** Start of Available data **
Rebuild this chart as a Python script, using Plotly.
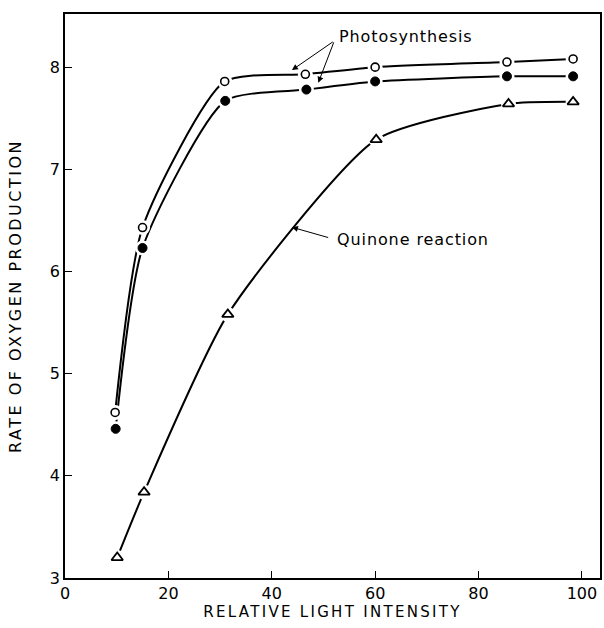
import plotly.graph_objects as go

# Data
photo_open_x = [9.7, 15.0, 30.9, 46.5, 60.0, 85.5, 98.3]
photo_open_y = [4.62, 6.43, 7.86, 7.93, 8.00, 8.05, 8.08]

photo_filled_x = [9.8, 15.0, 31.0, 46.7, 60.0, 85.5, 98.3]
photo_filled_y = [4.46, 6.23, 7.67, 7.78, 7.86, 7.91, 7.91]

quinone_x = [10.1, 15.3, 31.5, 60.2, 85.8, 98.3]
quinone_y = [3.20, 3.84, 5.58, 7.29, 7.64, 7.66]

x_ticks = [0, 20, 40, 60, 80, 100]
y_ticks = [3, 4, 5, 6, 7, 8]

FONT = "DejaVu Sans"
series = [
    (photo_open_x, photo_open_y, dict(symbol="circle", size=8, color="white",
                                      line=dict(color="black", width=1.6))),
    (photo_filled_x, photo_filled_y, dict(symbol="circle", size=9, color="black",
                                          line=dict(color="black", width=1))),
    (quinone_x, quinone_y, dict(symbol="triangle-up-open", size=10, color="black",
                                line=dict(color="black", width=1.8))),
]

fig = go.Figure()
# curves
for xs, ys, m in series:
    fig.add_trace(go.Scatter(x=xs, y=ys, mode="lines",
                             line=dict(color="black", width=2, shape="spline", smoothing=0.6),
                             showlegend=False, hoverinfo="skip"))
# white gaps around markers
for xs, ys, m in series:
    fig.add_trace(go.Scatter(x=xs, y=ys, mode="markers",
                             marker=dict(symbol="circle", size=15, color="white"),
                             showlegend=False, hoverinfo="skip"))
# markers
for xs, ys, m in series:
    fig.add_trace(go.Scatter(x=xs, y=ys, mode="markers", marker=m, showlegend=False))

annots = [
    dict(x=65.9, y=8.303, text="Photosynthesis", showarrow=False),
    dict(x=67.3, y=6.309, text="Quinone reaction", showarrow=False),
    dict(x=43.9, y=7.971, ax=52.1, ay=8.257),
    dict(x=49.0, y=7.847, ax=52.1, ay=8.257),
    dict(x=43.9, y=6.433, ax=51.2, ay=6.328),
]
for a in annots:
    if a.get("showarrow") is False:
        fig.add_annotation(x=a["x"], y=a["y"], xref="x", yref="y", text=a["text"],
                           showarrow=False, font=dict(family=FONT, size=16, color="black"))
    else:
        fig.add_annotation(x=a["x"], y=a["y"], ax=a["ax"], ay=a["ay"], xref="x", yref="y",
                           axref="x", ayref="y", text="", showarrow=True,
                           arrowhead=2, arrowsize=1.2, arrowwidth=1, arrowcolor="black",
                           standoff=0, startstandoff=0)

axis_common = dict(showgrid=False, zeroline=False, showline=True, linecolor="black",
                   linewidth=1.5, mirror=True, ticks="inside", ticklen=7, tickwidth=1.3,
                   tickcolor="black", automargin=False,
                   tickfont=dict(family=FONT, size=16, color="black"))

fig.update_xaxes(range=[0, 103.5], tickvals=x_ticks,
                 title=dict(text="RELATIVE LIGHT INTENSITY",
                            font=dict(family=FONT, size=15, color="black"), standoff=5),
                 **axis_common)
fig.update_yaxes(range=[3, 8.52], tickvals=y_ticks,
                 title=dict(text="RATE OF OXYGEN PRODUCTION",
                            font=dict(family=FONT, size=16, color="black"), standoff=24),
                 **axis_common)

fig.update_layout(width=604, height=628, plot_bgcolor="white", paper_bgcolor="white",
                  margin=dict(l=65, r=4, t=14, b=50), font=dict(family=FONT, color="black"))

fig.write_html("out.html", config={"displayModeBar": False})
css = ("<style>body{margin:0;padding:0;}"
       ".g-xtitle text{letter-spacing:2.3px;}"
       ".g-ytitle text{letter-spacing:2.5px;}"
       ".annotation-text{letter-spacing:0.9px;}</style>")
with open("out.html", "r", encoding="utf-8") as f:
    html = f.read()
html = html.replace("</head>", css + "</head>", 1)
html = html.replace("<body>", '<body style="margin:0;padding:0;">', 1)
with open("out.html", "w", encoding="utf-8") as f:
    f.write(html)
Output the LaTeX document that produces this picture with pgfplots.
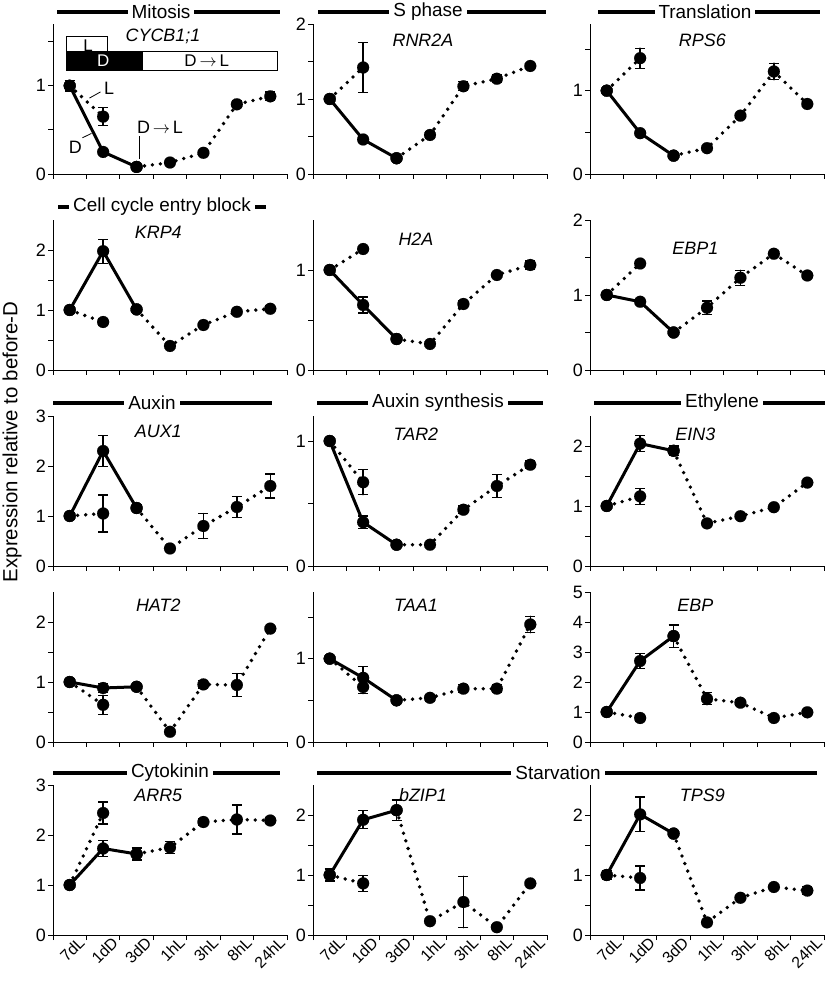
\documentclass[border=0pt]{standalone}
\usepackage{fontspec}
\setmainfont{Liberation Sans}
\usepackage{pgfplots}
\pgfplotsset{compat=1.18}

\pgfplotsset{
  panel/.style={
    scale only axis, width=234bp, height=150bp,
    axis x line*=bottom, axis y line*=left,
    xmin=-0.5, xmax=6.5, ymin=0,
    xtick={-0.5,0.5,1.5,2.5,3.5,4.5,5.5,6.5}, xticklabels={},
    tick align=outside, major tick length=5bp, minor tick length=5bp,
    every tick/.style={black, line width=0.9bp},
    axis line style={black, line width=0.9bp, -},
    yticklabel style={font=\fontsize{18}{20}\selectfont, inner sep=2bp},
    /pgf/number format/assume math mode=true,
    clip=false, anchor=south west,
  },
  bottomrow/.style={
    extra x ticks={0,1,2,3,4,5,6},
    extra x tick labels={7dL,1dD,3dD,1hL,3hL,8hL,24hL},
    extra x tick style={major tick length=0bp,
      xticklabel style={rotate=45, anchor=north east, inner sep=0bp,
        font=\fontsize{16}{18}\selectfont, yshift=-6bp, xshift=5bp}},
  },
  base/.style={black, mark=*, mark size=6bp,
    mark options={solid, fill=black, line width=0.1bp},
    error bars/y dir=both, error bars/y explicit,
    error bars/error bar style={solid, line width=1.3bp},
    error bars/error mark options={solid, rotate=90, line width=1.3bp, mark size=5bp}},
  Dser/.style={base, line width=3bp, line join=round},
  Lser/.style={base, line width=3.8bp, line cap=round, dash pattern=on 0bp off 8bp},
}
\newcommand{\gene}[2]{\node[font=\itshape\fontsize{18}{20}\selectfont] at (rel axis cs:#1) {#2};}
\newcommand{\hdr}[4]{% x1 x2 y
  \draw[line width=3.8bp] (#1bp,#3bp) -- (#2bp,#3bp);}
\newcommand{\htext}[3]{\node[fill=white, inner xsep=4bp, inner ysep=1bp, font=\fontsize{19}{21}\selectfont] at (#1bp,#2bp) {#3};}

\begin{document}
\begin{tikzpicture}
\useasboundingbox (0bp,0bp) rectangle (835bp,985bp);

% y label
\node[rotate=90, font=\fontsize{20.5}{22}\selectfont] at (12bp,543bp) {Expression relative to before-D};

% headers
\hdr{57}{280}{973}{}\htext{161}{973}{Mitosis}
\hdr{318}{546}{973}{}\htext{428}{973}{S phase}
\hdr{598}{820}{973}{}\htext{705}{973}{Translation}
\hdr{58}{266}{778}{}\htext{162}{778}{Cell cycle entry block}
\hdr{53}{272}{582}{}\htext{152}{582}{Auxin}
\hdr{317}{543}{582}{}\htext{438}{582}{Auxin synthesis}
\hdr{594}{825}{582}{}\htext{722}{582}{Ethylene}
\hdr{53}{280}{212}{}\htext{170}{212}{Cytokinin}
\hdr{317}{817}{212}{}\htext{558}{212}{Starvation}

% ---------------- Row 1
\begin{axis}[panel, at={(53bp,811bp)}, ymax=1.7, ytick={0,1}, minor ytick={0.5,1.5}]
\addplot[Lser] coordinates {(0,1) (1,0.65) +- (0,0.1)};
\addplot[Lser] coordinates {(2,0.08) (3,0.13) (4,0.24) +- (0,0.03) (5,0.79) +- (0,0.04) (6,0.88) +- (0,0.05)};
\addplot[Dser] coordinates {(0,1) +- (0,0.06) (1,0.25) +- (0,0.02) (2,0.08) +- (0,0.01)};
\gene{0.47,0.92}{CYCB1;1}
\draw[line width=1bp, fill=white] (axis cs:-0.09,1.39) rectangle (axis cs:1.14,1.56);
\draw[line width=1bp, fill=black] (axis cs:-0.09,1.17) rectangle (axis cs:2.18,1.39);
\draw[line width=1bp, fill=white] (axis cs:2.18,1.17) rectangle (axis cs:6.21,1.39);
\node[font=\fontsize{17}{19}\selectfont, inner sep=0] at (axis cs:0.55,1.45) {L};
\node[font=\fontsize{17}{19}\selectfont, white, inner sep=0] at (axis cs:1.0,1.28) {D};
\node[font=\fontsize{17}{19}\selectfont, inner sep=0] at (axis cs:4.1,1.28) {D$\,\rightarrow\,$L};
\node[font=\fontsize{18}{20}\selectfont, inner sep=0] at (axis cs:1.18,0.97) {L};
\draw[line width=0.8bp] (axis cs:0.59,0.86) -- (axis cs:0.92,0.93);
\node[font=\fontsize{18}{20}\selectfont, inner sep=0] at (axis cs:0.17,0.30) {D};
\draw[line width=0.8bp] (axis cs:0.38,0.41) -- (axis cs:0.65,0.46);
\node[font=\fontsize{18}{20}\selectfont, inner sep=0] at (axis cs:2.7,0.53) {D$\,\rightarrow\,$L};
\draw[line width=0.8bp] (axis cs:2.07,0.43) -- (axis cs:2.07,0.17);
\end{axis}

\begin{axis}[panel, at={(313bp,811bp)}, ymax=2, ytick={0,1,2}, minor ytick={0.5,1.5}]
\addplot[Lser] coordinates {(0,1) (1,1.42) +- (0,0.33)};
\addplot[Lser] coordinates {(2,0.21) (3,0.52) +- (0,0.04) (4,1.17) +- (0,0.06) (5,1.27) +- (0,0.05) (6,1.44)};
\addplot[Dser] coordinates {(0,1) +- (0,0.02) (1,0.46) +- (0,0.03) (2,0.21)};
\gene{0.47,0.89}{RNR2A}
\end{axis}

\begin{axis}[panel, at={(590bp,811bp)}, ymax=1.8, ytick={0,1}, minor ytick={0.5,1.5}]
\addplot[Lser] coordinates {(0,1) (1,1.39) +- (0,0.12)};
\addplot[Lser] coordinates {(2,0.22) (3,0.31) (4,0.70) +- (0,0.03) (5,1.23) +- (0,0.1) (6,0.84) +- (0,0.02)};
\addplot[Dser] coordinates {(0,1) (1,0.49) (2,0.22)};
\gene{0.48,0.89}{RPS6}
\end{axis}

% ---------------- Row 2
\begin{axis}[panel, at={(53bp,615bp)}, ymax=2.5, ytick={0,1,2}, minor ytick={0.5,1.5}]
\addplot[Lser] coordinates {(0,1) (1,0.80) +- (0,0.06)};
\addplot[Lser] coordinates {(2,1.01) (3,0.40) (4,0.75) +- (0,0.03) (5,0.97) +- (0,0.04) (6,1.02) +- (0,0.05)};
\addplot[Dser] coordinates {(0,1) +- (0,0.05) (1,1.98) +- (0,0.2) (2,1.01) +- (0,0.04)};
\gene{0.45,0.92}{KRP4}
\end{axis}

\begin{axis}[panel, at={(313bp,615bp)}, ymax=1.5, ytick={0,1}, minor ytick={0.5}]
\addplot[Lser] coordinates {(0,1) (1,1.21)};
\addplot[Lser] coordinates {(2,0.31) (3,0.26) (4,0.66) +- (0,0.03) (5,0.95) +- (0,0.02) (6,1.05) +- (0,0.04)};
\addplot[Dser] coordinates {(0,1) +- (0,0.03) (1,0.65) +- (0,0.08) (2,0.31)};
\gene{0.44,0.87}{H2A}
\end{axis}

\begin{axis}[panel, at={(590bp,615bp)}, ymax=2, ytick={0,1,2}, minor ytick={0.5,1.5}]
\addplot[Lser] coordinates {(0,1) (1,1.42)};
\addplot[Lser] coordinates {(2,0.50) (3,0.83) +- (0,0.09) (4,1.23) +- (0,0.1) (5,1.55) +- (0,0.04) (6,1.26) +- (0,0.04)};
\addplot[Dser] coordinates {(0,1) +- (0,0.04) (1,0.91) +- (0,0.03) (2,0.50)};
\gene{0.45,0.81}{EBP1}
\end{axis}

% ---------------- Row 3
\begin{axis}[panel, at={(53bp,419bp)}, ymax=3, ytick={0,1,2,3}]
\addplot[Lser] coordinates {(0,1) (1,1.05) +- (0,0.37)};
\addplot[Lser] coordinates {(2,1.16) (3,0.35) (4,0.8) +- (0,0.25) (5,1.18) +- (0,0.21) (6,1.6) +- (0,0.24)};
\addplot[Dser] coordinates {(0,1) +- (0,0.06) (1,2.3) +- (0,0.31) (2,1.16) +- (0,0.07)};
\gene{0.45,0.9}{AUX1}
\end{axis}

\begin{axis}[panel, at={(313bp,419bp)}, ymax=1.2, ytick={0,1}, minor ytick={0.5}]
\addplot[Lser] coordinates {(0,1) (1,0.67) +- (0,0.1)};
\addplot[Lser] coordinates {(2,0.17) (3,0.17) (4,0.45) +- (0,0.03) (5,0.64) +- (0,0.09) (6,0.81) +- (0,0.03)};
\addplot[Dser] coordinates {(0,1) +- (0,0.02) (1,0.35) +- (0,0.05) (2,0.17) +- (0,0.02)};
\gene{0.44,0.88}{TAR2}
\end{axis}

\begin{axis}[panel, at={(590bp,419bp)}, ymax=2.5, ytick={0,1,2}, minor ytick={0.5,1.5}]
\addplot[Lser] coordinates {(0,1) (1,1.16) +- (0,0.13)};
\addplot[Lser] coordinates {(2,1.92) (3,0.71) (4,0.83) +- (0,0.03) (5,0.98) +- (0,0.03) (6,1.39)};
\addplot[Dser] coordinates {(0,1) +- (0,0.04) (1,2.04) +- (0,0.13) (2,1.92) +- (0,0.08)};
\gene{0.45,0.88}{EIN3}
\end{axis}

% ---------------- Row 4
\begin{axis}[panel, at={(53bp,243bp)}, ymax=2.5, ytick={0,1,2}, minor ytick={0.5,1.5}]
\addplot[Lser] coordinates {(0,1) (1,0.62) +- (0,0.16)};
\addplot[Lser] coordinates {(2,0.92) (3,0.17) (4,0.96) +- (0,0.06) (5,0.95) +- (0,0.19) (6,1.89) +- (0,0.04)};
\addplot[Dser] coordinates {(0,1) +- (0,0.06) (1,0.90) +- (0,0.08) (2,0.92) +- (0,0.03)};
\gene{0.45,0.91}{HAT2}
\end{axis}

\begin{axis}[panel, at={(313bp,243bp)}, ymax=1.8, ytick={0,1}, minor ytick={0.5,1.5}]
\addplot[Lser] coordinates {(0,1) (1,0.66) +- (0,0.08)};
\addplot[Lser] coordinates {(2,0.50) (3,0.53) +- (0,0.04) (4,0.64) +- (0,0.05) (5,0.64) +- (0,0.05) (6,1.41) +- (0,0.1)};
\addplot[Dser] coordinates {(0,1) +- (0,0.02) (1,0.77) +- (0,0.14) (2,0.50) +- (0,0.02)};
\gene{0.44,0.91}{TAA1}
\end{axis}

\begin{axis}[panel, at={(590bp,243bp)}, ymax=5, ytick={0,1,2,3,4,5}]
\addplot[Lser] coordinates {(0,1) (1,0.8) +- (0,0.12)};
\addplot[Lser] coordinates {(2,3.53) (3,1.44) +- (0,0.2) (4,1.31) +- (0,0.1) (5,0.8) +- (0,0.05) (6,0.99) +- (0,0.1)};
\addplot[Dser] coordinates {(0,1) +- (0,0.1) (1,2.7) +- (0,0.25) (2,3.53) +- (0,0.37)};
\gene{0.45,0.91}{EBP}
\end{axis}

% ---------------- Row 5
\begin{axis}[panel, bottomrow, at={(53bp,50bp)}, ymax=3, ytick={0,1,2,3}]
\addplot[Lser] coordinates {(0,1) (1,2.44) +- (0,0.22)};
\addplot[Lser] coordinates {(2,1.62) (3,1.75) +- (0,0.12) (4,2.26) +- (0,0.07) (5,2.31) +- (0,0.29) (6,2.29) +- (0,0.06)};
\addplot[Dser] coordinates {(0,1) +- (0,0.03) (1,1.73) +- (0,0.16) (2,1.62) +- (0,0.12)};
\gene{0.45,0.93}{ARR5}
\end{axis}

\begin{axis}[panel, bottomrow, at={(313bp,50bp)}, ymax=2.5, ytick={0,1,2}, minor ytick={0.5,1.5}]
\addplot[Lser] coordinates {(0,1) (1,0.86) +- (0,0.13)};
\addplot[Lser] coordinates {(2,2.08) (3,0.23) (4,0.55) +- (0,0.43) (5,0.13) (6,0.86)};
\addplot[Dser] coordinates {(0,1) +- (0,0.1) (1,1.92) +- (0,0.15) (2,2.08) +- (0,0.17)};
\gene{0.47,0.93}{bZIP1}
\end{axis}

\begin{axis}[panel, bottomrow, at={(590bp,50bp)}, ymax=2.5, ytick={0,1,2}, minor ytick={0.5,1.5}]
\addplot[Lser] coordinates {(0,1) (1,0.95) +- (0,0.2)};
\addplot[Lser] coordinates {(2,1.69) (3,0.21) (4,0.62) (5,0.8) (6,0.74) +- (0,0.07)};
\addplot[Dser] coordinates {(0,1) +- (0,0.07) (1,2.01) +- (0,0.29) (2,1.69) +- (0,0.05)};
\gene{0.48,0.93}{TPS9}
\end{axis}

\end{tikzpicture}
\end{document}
** End of Available data **
(Aim of the exercise)
Nothing but the lines from the start of the records above through the line with "photo_filled_y = [4.46, 6.23, 7.67, 7.78, 7.86, 7.91, 7.91]" should be retyped, each exactly as written; leave out all pictures.

(Complete answer)
Rebuild this chart as a Python script, using Plotly.
import plotly.graph_objects as go

# Data
photo_open_x = [9.7, 15.0, 30.9, 46.5, 60.0, 85.5, 98.3]
photo_open_y = [4.62, 6.43, 7.86, 7.93, 8.00, 8.05, 8.08]

photo_filled_x = [9.8, 15.0, 31.0, 46.7, 60.0, 85.5, 98.3]
photo_filled_y = [4.46, 6.23, 7.67, 7.78, 7.86, 7.91, 7.91]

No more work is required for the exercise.